*Exercise directions*
Copy exactly, leaving out every image, the lines from the one with "Write a Python" through the one with "import numpy as np", inclusive.

*Source records*

[start]

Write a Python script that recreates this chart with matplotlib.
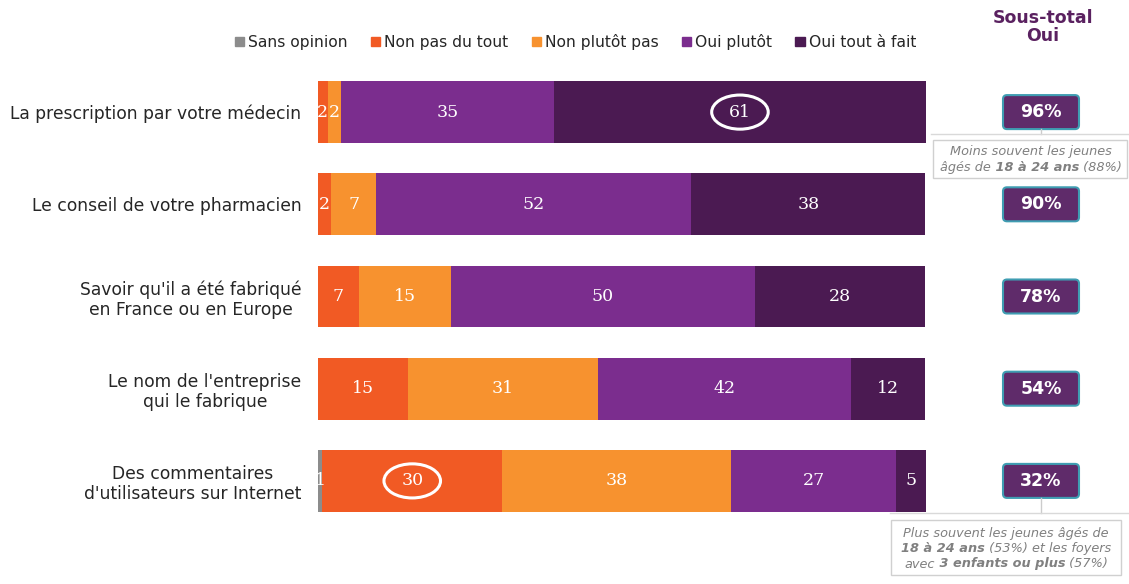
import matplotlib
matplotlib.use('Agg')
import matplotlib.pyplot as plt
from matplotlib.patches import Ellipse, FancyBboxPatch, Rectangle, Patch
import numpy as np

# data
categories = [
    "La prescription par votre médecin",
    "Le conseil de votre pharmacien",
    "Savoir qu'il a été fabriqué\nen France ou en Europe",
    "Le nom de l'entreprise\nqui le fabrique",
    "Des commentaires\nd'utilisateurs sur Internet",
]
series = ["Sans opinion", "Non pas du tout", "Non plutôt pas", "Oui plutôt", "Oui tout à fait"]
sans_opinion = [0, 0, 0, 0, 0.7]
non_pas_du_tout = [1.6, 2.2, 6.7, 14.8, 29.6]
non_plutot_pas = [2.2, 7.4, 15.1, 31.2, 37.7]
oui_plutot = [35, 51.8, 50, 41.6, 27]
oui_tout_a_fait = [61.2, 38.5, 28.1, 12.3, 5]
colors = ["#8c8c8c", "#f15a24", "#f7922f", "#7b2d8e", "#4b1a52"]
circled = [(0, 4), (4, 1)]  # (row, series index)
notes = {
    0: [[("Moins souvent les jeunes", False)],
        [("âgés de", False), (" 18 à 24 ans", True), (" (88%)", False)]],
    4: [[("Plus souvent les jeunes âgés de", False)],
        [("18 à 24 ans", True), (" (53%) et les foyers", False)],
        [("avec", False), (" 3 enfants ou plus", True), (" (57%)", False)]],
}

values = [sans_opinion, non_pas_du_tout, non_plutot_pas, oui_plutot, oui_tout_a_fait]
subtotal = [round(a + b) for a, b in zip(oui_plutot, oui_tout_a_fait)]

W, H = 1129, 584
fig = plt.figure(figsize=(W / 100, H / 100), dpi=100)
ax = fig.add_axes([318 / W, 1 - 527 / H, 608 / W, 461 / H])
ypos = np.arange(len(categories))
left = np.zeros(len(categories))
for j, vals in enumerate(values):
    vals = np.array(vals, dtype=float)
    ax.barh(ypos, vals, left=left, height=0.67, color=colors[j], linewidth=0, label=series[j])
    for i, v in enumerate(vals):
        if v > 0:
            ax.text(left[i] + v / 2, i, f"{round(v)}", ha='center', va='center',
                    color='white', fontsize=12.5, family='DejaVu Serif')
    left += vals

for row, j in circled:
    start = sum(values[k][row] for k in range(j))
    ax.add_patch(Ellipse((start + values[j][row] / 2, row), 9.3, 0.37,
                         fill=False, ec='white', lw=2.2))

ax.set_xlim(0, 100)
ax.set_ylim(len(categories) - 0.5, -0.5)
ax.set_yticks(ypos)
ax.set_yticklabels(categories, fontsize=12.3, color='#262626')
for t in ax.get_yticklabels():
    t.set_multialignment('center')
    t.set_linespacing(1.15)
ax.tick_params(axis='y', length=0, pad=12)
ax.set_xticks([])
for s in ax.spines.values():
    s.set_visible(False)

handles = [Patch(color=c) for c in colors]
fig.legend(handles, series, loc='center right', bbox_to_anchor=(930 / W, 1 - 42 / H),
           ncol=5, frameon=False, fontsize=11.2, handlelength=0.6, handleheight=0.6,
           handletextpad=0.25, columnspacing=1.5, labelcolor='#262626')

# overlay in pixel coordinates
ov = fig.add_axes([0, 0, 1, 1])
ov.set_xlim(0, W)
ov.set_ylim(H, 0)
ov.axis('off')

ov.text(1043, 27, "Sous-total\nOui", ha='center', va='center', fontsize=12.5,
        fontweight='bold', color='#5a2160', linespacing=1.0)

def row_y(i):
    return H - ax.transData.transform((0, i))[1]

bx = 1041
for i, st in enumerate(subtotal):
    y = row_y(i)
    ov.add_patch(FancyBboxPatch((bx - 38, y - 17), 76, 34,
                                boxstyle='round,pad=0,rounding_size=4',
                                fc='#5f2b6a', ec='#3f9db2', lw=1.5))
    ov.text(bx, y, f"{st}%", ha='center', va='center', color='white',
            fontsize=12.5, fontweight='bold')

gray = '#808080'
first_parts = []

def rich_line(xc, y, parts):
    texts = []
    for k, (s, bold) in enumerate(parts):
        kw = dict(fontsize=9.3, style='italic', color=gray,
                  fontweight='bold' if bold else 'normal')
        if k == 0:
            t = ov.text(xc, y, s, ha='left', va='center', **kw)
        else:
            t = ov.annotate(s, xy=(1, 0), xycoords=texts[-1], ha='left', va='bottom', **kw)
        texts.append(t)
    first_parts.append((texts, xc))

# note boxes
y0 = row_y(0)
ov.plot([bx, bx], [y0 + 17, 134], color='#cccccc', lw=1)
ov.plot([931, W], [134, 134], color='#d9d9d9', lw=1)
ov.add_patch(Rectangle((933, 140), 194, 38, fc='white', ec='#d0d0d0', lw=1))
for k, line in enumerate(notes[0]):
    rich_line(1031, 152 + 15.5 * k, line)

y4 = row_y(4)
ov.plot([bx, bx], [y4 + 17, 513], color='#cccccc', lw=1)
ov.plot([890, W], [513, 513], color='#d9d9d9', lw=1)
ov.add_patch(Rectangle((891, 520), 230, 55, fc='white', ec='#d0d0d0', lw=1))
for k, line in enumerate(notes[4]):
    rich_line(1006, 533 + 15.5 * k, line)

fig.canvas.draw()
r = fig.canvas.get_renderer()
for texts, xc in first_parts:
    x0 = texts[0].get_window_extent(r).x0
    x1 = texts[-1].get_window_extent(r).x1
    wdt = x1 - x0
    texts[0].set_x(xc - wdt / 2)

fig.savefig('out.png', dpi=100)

[end]
[start]

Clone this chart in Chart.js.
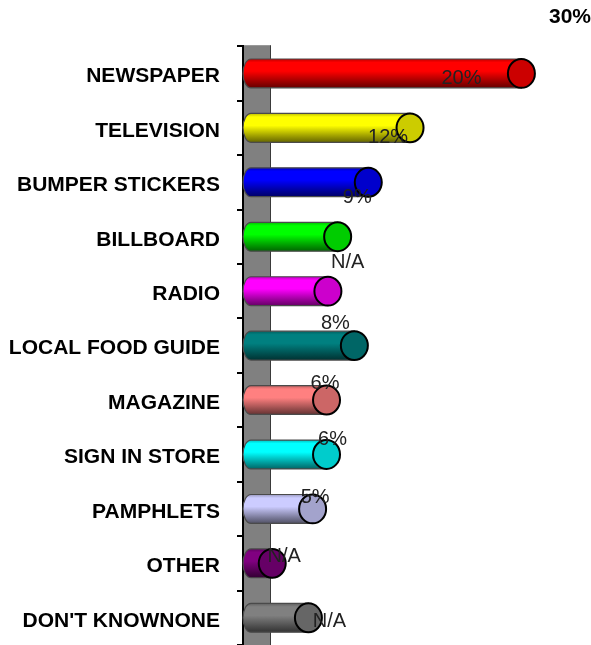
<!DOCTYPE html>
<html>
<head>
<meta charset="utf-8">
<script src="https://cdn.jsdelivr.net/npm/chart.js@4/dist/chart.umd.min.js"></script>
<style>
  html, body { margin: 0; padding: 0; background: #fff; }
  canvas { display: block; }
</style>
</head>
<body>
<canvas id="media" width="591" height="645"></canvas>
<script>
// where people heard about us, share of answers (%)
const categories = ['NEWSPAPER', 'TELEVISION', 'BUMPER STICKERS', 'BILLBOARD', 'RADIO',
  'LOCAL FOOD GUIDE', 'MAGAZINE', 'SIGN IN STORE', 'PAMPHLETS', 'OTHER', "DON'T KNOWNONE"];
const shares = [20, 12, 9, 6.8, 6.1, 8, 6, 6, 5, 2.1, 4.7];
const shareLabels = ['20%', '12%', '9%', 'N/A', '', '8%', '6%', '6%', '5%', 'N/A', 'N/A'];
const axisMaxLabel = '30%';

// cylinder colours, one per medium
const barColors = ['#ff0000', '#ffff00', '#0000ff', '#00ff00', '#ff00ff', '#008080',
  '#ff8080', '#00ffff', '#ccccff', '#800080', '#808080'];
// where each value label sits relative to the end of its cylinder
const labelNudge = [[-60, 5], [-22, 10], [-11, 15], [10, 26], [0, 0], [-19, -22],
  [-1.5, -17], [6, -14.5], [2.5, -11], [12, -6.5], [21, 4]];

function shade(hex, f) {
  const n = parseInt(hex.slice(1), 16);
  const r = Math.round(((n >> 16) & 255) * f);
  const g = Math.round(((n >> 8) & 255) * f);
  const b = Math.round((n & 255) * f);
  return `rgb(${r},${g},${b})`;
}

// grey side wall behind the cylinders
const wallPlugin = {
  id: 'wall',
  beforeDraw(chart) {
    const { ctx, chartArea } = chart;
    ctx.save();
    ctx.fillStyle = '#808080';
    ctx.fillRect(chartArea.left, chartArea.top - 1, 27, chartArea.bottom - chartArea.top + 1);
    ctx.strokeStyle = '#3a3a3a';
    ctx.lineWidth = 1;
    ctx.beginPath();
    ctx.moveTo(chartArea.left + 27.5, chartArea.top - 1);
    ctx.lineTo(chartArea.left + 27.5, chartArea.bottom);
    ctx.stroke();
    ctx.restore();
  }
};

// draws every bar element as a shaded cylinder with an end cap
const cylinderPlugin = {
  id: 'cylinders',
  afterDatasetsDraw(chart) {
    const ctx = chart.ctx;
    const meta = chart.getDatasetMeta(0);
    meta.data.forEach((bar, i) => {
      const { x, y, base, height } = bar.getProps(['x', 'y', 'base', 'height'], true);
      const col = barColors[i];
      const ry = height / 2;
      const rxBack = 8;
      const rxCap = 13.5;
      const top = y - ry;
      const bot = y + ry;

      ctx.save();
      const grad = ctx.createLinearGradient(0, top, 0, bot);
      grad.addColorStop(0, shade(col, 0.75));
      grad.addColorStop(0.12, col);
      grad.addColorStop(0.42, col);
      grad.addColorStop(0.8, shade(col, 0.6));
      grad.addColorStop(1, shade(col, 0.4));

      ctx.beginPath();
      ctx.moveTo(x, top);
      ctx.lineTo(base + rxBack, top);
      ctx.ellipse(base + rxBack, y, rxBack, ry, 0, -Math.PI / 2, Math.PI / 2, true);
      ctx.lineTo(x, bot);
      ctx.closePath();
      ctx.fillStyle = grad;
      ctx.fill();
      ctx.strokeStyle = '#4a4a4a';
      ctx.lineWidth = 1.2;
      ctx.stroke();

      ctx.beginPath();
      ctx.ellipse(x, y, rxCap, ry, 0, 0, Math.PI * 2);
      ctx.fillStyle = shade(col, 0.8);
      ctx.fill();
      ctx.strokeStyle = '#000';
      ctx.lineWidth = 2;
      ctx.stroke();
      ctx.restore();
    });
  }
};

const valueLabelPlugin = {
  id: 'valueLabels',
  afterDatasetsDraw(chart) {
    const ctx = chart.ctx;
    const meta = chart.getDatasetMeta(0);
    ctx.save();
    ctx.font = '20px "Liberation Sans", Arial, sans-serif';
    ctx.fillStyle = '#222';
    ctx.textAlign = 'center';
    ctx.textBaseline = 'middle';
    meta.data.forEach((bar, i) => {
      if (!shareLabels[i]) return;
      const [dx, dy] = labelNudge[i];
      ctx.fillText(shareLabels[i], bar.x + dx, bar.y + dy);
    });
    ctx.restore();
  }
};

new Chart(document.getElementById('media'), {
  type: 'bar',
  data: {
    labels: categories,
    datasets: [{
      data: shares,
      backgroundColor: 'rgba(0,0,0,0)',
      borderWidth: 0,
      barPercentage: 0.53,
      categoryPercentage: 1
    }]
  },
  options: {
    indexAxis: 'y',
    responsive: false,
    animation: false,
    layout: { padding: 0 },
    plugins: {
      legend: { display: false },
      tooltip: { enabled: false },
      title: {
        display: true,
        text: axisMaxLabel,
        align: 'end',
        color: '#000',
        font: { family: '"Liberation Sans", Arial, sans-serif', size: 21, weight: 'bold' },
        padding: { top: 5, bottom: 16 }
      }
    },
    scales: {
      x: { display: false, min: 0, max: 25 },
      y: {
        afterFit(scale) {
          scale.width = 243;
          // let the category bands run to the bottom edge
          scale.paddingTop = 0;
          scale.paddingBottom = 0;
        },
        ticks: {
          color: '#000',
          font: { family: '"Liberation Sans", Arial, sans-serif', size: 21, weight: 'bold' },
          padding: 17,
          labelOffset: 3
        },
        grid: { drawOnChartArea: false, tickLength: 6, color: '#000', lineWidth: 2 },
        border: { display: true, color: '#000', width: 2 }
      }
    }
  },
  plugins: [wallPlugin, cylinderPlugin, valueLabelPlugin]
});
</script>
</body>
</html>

[end]

*Solution for this exercise*
Write a Python script that recreates this chart with matplotlib.
import matplotlib
matplotlib.use('Agg')
import matplotlib.pyplot as plt
from matplotlib.patches import Ellipse, FancyBboxPatch, Rectangle, Patch
import numpy as np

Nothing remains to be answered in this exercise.